Just a few months ago, I rode past the Wisconsin State Capitol in Madison. The grounds were quiet then but surely not now. Governor Scott Walker’s proposal — to include state-employed union teachers in the austerity measures required of him and the legislature to balance the state’s budget — is being loudly protested by union activists (not all from Wisconsin, natch). They want to retain the huge economic edge that public employee union workers in the Badger State enjoy over the common taxpayers who foot the bill. For them to want to keep the status quo concerning pension funding, health care premium contributions, and extremely generous collective bargaining advantages is understandable. But, it’s not defensible.
A couple of observations on the Wisconsin situation. I am not sure if the traditional media noted it, since I do not patronize outlets with liberal bias. Scenes I have viewed from the protests give the big lie to the stuff we were hearing a month or so back, in the wake of the Tucson shootings. All were called upon to tone down the violent rhetoric. Well, the tone in Madison this past week has been nothing short of disgusting, with many violent references, comparisons of decent public servants to Mubarak, Hitler, and Stalin, etc. One guesses the progressives are in “do as we say, not as we do” mode.

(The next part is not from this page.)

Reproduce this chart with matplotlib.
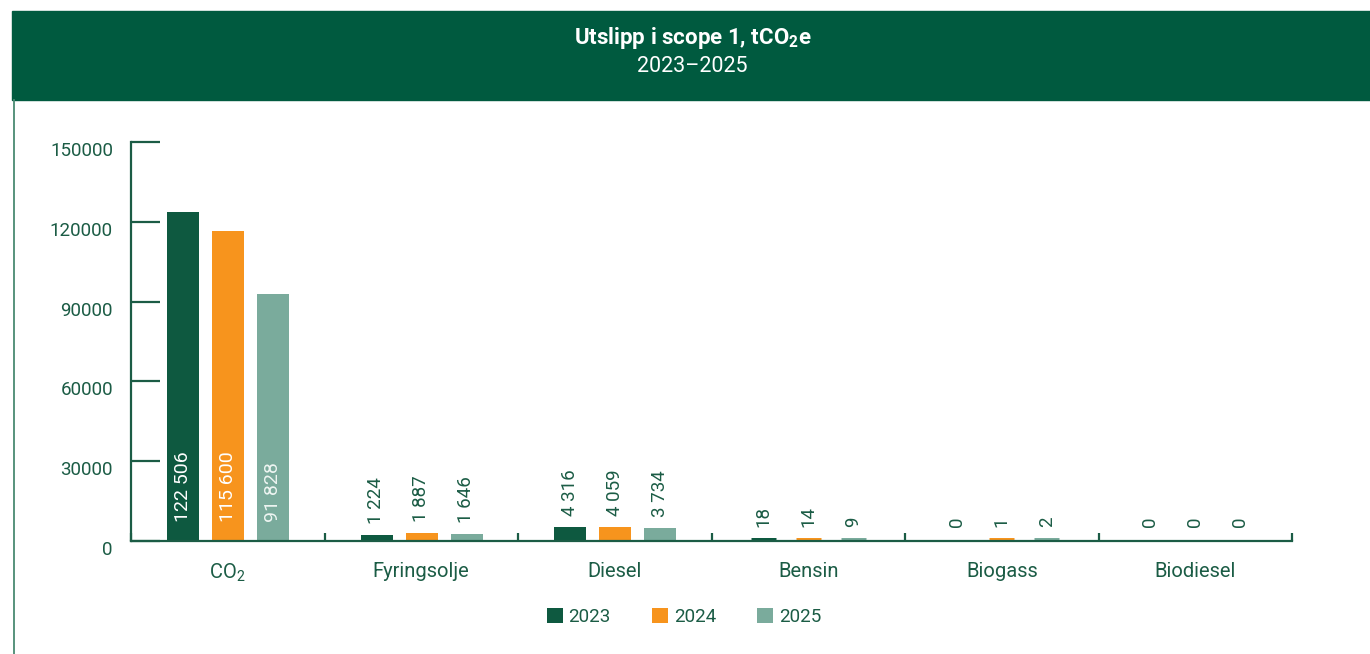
import matplotlib.pyplot as plt
from matplotlib.patches import Rectangle, Patch
from matplotlib.lines import Line2D
from matplotlib.transforms import ScaledTranslation
import numpy as np

# Data
categories = ['CO$_2$', 'Fyringsolje', 'Diesel', 'Bensin', 'Biogass', 'Biodiesel']
years = ['2023', '2024', '2025']
v2023 = [122506, 1224, 4316, 18, 0, 0]
v2024 = [115600, 1887, 4059, 14, 1, 0]
v2025 = [91828, 1646, 3734, 9, 2, 0]
yticks = [0, 30000, 60000, 90000, 120000, 150000]

colors = ['#0e5940', '#f7941d', '#7aab9c']
label_colors = ['white', 'white', '#eef5f2']
dark = '#1b5c45'
header = '#005a3f'

plt.rcParams['font.family'] = ['Roboto', 'DejaVu Sans']
plt.rcParams['mathtext.default'] = 'regular'

W, H = 1370, 654
fig = plt.figure(figsize=(W / 100, H / 100), dpi=100)

# header band and left border line
fig.patches.append(Rectangle((12 / W, 1 - 100 / H), (W - 12) / W, 89 / H,
                             transform=fig.transFigure, color=header, zorder=0))
fig.lines.append(Line2D([13.5 / W, 13.5 / W], [0, 1 - 100 / H],
                        transform=fig.transFigure, color='#4a8a72', lw=1.3))
fig.text(693 / W, 1 - 38 / H, 'Utslipp i scope 1, tCO$_2$e', ha='center', va='center',
         color='white', fontsize=16, fontweight='bold')
fig.text(692 / W, 1 - 67 / H, '2023–2025', ha='center', va='center',
         color='white', fontsize=15.5)

ax = fig.add_axes([131 / W, 113 / H, 1161 / W, 399 / H])
x = np.arange(len(categories))
step = 45 / 193.5
edge_px = 7
face_w = (32 - edge_px) / 193.5

for i, vals in enumerate([v2023, v2024, v2025]):
    xs = x + (i - 1) * step
    lws = [edge_px * 0.72 if v > 0 else 0 for v in vals]
    ax.bar(xs, vals, width=face_w, color=colors[i], edgecolor=colors[i],
           linewidth=lws, joinstyle='miter', zorder=2)
    for xi, v in zip(xs, vals):
        txt = f'{v:,}'.replace(',', ' ')
        if v > 15000:
            ax.annotate(txt, (xi, 0), xytext=(0, 14), textcoords='offset points',
                        rotation=90, ha='center', va='bottom', color=label_colors[i],
                        fontsize=14, zorder=3)
        else:
            ax.annotate(txt, (xi, v), xytext=(0, 10), textcoords='offset points',
                        rotation=90, ha='center', va='bottom', color=dark,
                        fontsize=13.5, zorder=3)

ax.set_xlim(-0.5, len(categories) - 0.5)
ax.set_ylim(0, 150000)
ax.set_yticks(yticks)
ax.set_yticklabels([str(t) for t in yticks])
ax.set_xticks(x)
ax.set_xticklabels(categories)
ax.set_xticks(np.arange(len(categories) + 1) - 0.5, minor=True)

for s in ['top', 'right']:
    ax.spines[s].set_visible(False)
for s in ['left', 'bottom']:
    ax.spines[s].set_color(dark)
    ax.spines[s].set_linewidth(1.6)

ax.tick_params(axis='y', direction='in', length=21, width=1.6, color=dark,
               labelcolor=dark, labelsize=13.5, pad=13)
ax.tick_params(axis='x', which='major', length=0, labelcolor=dark, labelsize=14.5, pad=15)
ax.tick_params(axis='x', which='minor', direction='in', length=6, width=1.6, color=dark)

# y tick labels sit slightly below their ticks in the reference
shift = ScaledTranslation(0, -5 / 72, fig.dpi_scale_trans)
for lab in ax.get_yticklabels():
    lab.set_transform(lab.get_transform() + shift)

handles = [Patch(facecolor=c, edgecolor='none') for c in colors]
fig.legend(handles, years, loc='center', bbox_to_anchor=(684 / W, 1 - 617 / H), ncol=3,
           frameon=False, fontsize=13.5, labelcolor=dark, handlelength=0.85,
           handleheight=0.85, handletextpad=0.3, columnspacing=2.2)

fig.savefig('out.png', dpi=100, facecolor='white')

Also, since conservatives have had it thrown in our faces repeatedly in the two years after November 2008, it makes perfect sense to say so here: elections have consequences. The voters of Wisconsin elected a governor and legislators, as their counterparts across the country did, with a purpose: to trim back the big government, big tax, big spend environment in governance. That is exactly what the lawmakers who are still in Madison intend to do. Their colleagues who disagree are too pusillanimous to even show up and permit the will of the people to be served — they are hiding out across state lines, like a bunch of cowardly lions.

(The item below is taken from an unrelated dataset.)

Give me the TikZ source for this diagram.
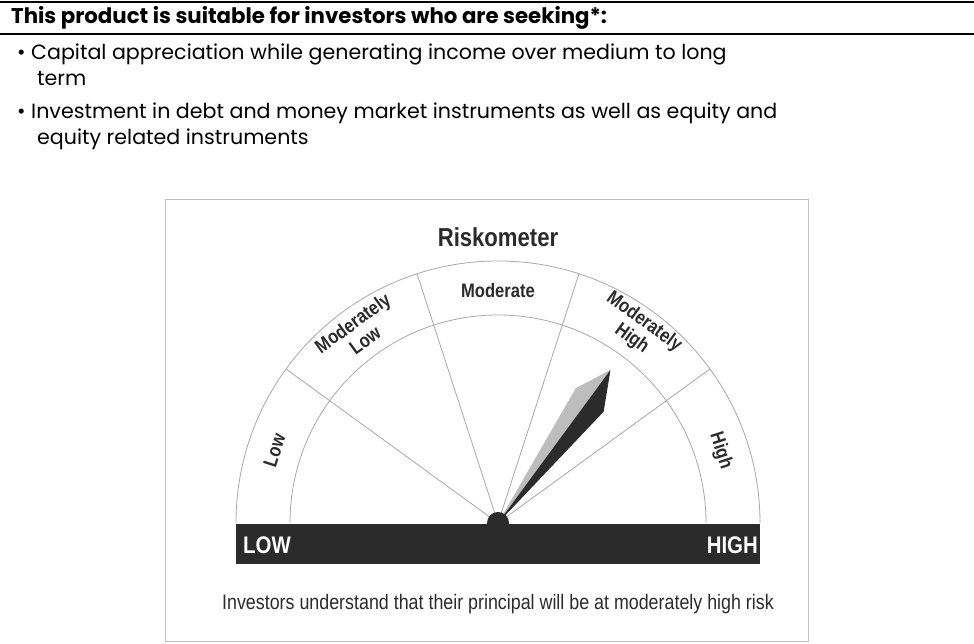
\documentclass[tikz,border=0pt]{standalone}
\usepackage{fontspec}
\setmainfont{Poppins}
\newfontfamily\cond[FakeStretch=0.85]{Liberation Sans}
\usetikzlibrary{calc}
\definecolor{gdark}{HTML}{2B2B2B}
\definecolor{glight}{HTML}{BDBDBD}
\definecolor{gline}{HTML}{A8A8A8}
\newcommand{\fsz}[1]{\fontsize{#1}{#1}\selectfont}
\begin{document}
\begin{tikzpicture}[x=1pt,y=1pt,
  rule/.style={line width=2.4pt, draw=black},
  arcline/.style={draw=gline, line width=0.8pt},
  toptext/.style={inner sep=0pt, anchor=base west, font=\fsz{20.6}},
  gaugelbl/.style={inner sep=0pt, align=center, font=\cond\bfseries\fontsize{19.5}{21}\selectfont, text=gdark}]
\useasboundingbox (0,0) rectangle (974,644);
\fill[white] (0,0) rectangle (974,644);
% top table rules
\coordinate (r1a) at (0,642); \coordinate (r1b) at (974,642);
\coordinate (r2a) at (0,610); \coordinate (r2b) at (974,610);
\draw[rule] (r1a) -- (r1b);
\draw[rule] (r2a) -- (r2b);
\node[toptext, font=\bfseries\fsz{21.3}] (head) at (11,620) {This product is suitable for investors who are seeking*:};
\node[toptext] (bul1) at (17,584) {•};
\node[toptext] (b1) at (31,584) {Capital appreciation while generating income over medium to long};
\node[toptext] (b1b) at (37,558) {term};
\node[toptext] (bul2) at (17,525) {•};
\node[toptext] (b2) at (31,525) {Investment in debt and money market instruments as well as equity and};
\node[toptext] (b2b) at (37,499) {equity related instruments};
% riskometer box
\draw[draw=gline!75, line width=1pt] (165,2) rectangle (808,444);
\node[inner sep=0pt, font=\cond\bfseries\fsz{26}, text=gdark] (title) at (498,407) {Riskometer};
\coordinate (C) at (498,121);
\draw[arcline] ([shift={(0:262)}]C) arc (0:180:262);
\draw[arcline] ([shift={(0:208)}]C) arc (0:180:208);
\foreach \a in {36,72,108,144} \draw[arcline] (C) -- ++(\a:262);
% needle
\coordinate (tip) at ($(C)+(53.7:190)$);
\coordinate (lv) at ($(C)+(60:155.6)$);
\coordinate (rv) at ($(C)+(46.5:153.5)$);
\fill[glight] (C) -- (lv) -- (tip) -- cycle;
\fill[gdark] (C) -- (tip) -- (rv) -- cycle;
% bar and hub
\fill[gdark] (C) circle (11);
\fill[gdark] (236,80) rectangle (760,120);
\node[inner sep=0pt, anchor=base west, font=\cond\bfseries\fsz{24}, text=white] (lowbar) at (243,90) {LOW};
\node[inner sep=0pt, anchor=base east, font=\cond\bfseries\fsz{24}, text=white] (highbar) at (758,90) {HIGH};
% section labels
\node[gaugelbl, rotate=72] (low) at ($(C)+(162:235)$) {Low};
\node[gaugelbl, rotate=36] (mlow) at ($(C)+(126:237)$) {Moderately\\Low};
\node[gaugelbl] (mod) at ($(C)+(90:232)$) {Moderate};
\node[gaugelbl, rotate=-36] (mhigh) at ($(C)+(54:238)$) {Moderately\\High};
\node[gaugelbl, rotate=-72] (high) at ($(C)+(18:234)$) {High};
\node[inner sep=0pt, font=\cond\fsz{21}, text=gdark] (foot) at (498,40) {Investors understand that their principal will be at moderately high risk};
\end{tikzpicture}
\end{document}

Ironic that my last post, almost two months ago, also pointed out that even a guy as leftist as FDR recognized that collective bargaining among government employees is unthinkable and intolerable. Read “Snow job” for more on that.
Similar protests are likely to occur this week in my home state of Ohio, where S.B. 5 is wending its way through the Statehouse. I, as a dues paying member of the Ohio Nurses Association (but not a bargaining unit member), am aghast at the lies being dished out by the ONA. Such as, this bill “affects all nurses in the state of Ohio.” Horse hockey! Most nurses in Ohio are not government employees thus the proposed changes in collective bargaining do not apply to them. I have seen unionized state facilities with poor staffing, and private non-unionized ones with generous and safe staffing, so I reject the argument that less union influence, by its nature, adversely impacts patients. I sincerely hope S.B. 5 becomes law as it now stands, because Ohio — like Wisconsin — needs to get its fiscal house in order, and EVERYONE needs to participate in the journey to solvency.

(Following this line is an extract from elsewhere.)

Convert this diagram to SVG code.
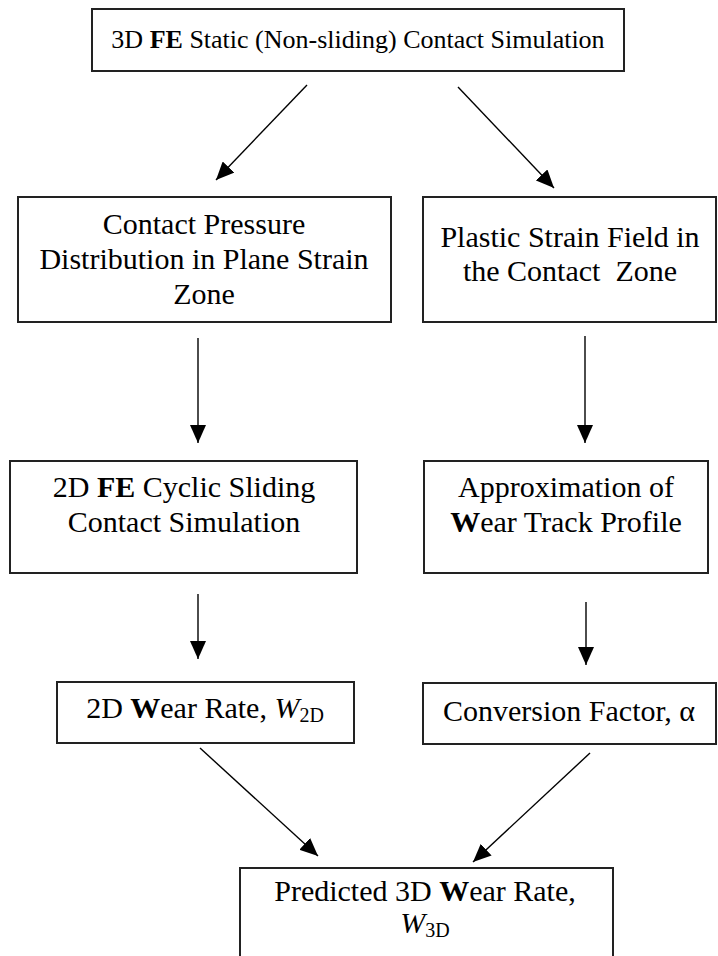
<svg xmlns="http://www.w3.org/2000/svg" width="718" height="956" viewBox="0 0 718 956">
<style>
.box{fill:#fff;stroke:#222;stroke-width:2}
.t{font-family:"Liberation Serif","Times New Roman",serif;font-size:30px;fill:#000;text-anchor:middle}
.top{font-size:26px}
.b{font-weight:bold}
.i{font-style:italic}
.c line{stroke:#000;stroke-width:1.4;marker-end:url(#ah)}
</style>
<defs>
<marker id="ah" markerUnits="userSpaceOnUse" markerWidth="18" markerHeight="16" refX="18" refY="8" orient="auto">
<path d="M0,0 L18,8 L0,16 z" fill="#000"/>
</marker>
</defs>
<rect width="718" height="956" fill="#fff"/>
<g class="c">
<line x1="307" y1="85" x2="216" y2="180"/>
<line x1="458" y1="87" x2="554" y2="188"/>
<line x1="198" y1="338" x2="198" y2="443"/>
<line x1="585" y1="336" x2="585" y2="443"/>
<line x1="198" y1="594" x2="198" y2="659"/>
<line x1="586" y1="602" x2="586" y2="665"/>
<line x1="200" y1="748" x2="318" y2="856"/>
<line x1="590" y1="753" x2="473" y2="862"/>
</g>
<g id="n1">
<rect class="box" x="92" y="9" width="532" height="62"/>
<text class="t top" x="358" y="48">3D <tspan class="b">FE</tspan> Static (Non-sliding) Contact Simulation</text>
</g>
<g id="n2">
<rect class="box" x="18" y="197" width="373" height="125"/>
<text class="t" x="204" y="234">Contact Pressure</text>
<text class="t" x="204" y="269">Distribution in Plane Strain</text>
<text class="t" x="204" y="304">Zone</text>
</g>
<g id="n3">
<rect class="box" x="423" y="197" width="293" height="125"/>
<text class="t" x="570" y="247">Plastic Strain Field in</text>
<text class="t" x="570" y="281">the Contact&#160; Zone</text>
</g>
<g id="n4">
<rect class="box" x="10" y="461" width="347" height="112"/>
<text class="t" x="184" y="497">2D <tspan class="b">FE</tspan> Cyclic Sliding</text>
<text class="t" x="184" y="532">Contact Simulation</text>
</g>
<g id="n5">
<rect class="box" x="424" y="461" width="284" height="112"/>
<text class="t" x="566" y="497">Approximation of</text>
<text class="t" x="566" y="532"><tspan class="b">W</tspan>ear Track Profile</text>
</g>
<g id="n6">
<rect class="box" x="57" y="682" width="297" height="61"/>
<text class="t" x="205" y="718">2D <tspan class="b">W</tspan>ear Rate, <tspan class="i">W</tspan><tspan font-size="20" dy="4">2D</tspan></text>
</g>
<g id="n7">
<rect class="box" x="423" y="683" width="293" height="61"/>
<text class="t" x="569" y="721">Conversion Factor, α</text>
</g>
<g id="n8">
<rect class="box" x="240" y="868" width="373" height="100"/>
<text class="t" x="425" y="901">Predicted 3D <tspan class="b">W</tspan>ear Rate,</text>
<text class="t" x="425" y="933"><tspan class="i">W</tspan><tspan font-size="20" dy="4">3D</tspan></text>
</g>
</svg>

I am seeing a few social media friends making their cases for continued or new government assistance for various other sacred cows. One is dismayed that the House of Representatives voted to defund PBS and NPR. If their programs are so outstanding, they should be able to find support in the private sector without the federal dole. Another frets for Planned Parenthood. This organization provides some valuable health services — but it is also the largest provider of abortions in the country. By law, Planned Parenthood cannot allocate any federal funding for abortions; however, pro-life forces point out that allocating government money to it for the provision of other medical services “frees up” funds for abortion.
When the public coffers are flush with cash, I can understand having a discussion on how and where to spend the booty. But remember, folks — WE’RE BROKE! The official national debt is north of 14 trillion dollars, and when you count in the unfunded liabilities (for Social Security, Medicare, Medicaid, and the like) we are under water by over $100,000,000,000.00. When many of us as individuals and families see something we want but don’t have the money for, we whip out the credit card and (hopefully) pay it back some day. Well, the credit cards of the U.S. of A. are all maxed out. We’re broke. We can no longer shell out for every service, not even ones that are uncontroversial. Less still to prop up Joe Biden’s trains, or politically biased news media, or activist groups that exist largely to silence the voices of the most defenseless among us, the unborn.
Let’s support our lawmakers who agree it’s time to put away the rubber checks and the smoldering plastic, and who by their actions in office show us they are serious about making our cities, states, and national goverment more fiscally sound — not less.